§ **Instructions for the task**
Keep to the lines from the line containing "Give me the Altair source for this chart." through the line containing "Z = list(range(3, 31))": copy them exactly and leave every picture out.

§ **Information given**
>> Begin
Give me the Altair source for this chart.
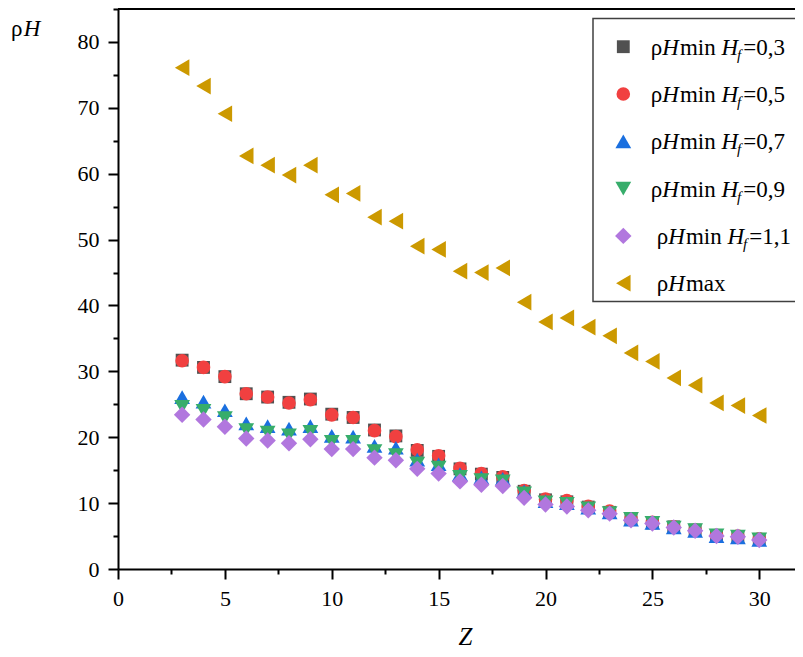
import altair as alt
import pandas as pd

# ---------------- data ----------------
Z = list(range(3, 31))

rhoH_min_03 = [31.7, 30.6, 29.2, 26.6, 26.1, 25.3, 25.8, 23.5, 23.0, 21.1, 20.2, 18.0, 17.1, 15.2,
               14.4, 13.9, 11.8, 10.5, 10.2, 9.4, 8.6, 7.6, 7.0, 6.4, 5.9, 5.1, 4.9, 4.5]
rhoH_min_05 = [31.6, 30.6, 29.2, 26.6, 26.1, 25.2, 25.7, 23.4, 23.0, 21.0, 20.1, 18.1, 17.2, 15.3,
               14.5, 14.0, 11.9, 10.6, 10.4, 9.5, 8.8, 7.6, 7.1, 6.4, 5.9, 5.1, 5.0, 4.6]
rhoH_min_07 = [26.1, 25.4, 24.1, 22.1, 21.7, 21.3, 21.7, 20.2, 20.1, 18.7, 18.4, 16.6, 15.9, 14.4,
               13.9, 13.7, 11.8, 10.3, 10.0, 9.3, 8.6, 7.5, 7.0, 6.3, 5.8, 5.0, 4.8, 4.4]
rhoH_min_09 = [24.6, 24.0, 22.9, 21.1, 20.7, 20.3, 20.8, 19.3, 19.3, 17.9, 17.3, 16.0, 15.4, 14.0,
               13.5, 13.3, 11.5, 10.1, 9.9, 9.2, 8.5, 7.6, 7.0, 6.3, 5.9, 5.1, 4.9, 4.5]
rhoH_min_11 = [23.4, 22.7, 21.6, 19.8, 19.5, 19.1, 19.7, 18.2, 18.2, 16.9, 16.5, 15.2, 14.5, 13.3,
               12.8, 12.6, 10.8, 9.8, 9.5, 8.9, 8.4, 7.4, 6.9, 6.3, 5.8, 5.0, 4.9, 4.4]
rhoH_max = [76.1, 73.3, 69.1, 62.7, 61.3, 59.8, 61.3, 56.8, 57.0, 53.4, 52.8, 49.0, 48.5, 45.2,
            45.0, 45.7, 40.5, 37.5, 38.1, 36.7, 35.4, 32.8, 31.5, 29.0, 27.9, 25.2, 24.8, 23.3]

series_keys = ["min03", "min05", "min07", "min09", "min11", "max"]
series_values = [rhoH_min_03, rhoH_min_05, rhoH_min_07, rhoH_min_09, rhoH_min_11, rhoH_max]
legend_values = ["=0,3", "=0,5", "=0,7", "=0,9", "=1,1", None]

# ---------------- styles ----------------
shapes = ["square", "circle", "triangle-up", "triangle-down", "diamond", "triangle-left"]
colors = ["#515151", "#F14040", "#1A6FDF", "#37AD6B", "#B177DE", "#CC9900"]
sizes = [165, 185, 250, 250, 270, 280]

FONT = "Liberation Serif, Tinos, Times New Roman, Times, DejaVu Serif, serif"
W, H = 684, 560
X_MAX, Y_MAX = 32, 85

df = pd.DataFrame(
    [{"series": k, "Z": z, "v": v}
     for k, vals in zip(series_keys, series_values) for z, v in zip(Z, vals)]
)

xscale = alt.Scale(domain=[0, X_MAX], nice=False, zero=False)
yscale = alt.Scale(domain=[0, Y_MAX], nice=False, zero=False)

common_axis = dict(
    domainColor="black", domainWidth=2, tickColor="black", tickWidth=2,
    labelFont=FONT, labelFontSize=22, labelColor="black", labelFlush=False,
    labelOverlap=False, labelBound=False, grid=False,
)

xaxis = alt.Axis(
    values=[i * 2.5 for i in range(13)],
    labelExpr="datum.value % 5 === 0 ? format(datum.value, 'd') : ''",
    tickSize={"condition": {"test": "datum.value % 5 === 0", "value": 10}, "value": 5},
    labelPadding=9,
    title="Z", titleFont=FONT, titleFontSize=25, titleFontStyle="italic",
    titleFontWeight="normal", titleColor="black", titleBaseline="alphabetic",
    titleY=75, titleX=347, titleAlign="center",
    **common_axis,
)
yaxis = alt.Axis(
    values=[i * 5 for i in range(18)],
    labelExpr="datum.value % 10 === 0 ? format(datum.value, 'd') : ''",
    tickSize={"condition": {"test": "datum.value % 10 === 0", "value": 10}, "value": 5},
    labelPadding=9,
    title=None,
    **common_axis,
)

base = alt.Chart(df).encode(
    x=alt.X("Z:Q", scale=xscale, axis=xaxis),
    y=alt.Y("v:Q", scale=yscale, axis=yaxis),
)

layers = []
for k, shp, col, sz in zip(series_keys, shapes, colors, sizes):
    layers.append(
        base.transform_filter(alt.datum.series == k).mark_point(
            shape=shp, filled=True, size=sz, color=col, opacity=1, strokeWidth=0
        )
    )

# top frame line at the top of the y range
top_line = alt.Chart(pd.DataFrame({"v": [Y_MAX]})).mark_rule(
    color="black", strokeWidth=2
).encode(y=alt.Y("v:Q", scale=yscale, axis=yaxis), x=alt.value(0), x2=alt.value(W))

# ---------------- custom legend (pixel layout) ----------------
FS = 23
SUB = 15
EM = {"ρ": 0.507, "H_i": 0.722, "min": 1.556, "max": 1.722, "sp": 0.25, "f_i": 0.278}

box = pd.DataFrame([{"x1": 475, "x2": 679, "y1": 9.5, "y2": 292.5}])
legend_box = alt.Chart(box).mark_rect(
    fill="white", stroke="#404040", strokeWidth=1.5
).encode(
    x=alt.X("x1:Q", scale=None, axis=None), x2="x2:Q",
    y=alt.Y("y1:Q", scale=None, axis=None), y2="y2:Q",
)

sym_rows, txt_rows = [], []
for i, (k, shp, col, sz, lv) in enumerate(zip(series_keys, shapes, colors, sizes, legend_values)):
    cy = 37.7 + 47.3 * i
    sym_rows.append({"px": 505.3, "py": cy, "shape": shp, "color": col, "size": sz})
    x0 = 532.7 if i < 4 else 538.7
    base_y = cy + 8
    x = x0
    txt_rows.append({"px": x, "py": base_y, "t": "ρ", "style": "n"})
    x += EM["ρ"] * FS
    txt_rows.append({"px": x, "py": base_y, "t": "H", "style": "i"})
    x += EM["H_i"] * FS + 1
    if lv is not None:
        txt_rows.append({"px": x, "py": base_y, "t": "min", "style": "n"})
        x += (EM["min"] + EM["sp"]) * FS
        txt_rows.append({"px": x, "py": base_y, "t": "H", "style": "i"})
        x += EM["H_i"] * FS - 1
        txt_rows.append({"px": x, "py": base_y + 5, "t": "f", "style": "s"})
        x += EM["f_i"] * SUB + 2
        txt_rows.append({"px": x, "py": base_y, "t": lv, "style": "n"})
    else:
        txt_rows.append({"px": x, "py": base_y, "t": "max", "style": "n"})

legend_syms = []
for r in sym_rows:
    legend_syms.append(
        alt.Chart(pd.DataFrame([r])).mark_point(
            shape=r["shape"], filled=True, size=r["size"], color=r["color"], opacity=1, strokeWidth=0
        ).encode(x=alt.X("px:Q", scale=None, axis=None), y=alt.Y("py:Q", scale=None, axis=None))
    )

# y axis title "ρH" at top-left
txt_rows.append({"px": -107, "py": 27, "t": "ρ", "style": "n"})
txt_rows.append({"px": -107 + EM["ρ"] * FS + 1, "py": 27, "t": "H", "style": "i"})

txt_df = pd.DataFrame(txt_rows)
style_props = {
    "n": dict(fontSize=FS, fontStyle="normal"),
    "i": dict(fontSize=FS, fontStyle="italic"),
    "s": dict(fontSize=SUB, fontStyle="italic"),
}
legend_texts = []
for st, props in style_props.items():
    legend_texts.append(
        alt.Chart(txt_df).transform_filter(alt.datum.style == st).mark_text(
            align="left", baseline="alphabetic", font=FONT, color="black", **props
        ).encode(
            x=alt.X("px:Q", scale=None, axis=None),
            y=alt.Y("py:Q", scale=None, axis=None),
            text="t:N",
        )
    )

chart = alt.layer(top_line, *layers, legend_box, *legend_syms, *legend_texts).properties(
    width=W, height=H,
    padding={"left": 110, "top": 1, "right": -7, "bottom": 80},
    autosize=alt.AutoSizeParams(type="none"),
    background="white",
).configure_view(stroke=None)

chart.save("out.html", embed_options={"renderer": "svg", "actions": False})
>> End
>> Begin
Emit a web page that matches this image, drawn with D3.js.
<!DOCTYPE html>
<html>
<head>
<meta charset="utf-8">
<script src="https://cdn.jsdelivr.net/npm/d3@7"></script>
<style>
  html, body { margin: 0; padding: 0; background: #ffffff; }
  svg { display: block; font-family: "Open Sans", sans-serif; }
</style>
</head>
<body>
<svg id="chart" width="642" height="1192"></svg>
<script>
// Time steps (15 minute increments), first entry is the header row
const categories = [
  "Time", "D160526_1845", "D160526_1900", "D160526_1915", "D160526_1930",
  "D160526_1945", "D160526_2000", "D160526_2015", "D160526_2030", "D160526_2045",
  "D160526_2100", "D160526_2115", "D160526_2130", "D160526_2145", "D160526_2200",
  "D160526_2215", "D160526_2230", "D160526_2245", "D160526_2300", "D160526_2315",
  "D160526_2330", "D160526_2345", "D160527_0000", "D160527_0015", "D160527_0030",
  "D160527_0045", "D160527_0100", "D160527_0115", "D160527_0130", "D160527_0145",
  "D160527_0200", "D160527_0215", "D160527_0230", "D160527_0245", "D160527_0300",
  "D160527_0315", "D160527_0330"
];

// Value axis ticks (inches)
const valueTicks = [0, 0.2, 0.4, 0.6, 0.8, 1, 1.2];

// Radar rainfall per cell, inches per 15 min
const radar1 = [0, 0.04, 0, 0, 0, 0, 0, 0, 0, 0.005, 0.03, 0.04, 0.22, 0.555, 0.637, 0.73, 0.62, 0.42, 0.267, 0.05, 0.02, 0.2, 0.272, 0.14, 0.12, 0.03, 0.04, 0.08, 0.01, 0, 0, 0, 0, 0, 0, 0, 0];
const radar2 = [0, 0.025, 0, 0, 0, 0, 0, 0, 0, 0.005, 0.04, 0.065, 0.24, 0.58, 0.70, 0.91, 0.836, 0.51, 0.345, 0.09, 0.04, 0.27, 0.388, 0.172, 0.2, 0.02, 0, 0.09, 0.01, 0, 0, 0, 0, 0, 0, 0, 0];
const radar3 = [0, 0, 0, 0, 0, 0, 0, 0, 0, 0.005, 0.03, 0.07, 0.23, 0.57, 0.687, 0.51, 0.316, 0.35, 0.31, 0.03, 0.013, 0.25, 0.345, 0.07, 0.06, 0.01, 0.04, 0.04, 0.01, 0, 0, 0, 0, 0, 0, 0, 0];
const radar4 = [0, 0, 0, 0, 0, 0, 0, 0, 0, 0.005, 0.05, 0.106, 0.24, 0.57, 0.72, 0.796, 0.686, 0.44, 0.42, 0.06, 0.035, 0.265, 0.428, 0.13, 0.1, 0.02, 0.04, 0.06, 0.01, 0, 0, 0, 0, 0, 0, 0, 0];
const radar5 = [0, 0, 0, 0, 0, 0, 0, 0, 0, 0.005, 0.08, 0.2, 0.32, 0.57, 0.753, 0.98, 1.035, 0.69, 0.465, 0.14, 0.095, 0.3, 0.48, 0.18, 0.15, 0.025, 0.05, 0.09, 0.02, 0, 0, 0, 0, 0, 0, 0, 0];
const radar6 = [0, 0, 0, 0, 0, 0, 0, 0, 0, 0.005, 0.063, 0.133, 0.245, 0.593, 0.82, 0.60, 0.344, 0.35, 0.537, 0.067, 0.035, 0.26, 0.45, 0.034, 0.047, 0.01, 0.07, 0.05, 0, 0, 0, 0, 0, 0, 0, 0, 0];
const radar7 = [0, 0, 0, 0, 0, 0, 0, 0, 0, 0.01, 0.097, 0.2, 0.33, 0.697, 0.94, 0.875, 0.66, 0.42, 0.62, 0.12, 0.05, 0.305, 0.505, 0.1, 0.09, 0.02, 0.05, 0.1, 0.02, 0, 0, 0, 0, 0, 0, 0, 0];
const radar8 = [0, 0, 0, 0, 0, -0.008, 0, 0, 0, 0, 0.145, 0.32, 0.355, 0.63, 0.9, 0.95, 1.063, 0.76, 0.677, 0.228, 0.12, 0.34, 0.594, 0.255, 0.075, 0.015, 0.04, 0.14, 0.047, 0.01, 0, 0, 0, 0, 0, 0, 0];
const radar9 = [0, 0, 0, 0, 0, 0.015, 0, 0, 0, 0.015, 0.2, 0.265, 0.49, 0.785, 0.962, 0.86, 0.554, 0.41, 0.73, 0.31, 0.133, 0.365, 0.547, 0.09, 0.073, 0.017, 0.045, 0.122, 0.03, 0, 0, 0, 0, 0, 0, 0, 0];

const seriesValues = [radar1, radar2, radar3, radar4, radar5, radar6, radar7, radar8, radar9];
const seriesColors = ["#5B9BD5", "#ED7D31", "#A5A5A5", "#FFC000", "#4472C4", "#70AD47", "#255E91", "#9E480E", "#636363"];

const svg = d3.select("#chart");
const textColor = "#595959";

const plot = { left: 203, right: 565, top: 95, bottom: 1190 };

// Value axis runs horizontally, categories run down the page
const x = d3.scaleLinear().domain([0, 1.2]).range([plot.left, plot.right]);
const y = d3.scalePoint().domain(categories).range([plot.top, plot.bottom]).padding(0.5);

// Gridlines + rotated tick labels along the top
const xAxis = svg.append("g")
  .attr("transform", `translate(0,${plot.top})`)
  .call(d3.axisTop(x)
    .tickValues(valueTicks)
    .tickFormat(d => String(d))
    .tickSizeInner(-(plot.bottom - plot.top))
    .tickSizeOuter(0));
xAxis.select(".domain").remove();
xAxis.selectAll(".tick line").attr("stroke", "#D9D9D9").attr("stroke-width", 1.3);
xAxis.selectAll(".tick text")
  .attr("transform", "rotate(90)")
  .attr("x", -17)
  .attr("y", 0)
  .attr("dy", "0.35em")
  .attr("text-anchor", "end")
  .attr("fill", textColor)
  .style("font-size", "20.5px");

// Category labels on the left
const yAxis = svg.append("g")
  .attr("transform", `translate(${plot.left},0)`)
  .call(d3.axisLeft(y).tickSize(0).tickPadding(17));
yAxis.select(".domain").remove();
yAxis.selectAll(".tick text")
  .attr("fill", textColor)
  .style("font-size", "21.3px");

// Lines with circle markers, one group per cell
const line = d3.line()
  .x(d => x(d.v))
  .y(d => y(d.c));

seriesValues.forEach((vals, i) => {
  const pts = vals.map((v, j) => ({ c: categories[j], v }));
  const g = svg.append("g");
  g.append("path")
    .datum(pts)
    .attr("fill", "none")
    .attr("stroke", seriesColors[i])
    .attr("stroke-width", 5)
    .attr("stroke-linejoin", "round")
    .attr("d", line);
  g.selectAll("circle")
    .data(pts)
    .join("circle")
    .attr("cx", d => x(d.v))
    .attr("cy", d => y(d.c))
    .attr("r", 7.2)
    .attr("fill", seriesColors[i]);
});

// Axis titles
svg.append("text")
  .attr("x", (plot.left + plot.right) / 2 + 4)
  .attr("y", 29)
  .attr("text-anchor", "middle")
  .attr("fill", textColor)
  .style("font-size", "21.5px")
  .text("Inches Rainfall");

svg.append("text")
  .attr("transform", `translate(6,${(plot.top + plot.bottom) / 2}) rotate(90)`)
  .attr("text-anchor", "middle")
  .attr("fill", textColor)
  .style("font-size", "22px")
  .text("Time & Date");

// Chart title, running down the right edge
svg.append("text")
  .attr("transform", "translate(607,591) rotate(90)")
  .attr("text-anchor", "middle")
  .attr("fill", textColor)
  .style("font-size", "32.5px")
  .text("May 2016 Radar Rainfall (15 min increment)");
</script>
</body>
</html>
>> End
§ **Solution to this problem**
Give me the Altair source for this chart.
import altair as alt
import pandas as pd

# ---------------- data ----------------
Z = list(range(3, 31))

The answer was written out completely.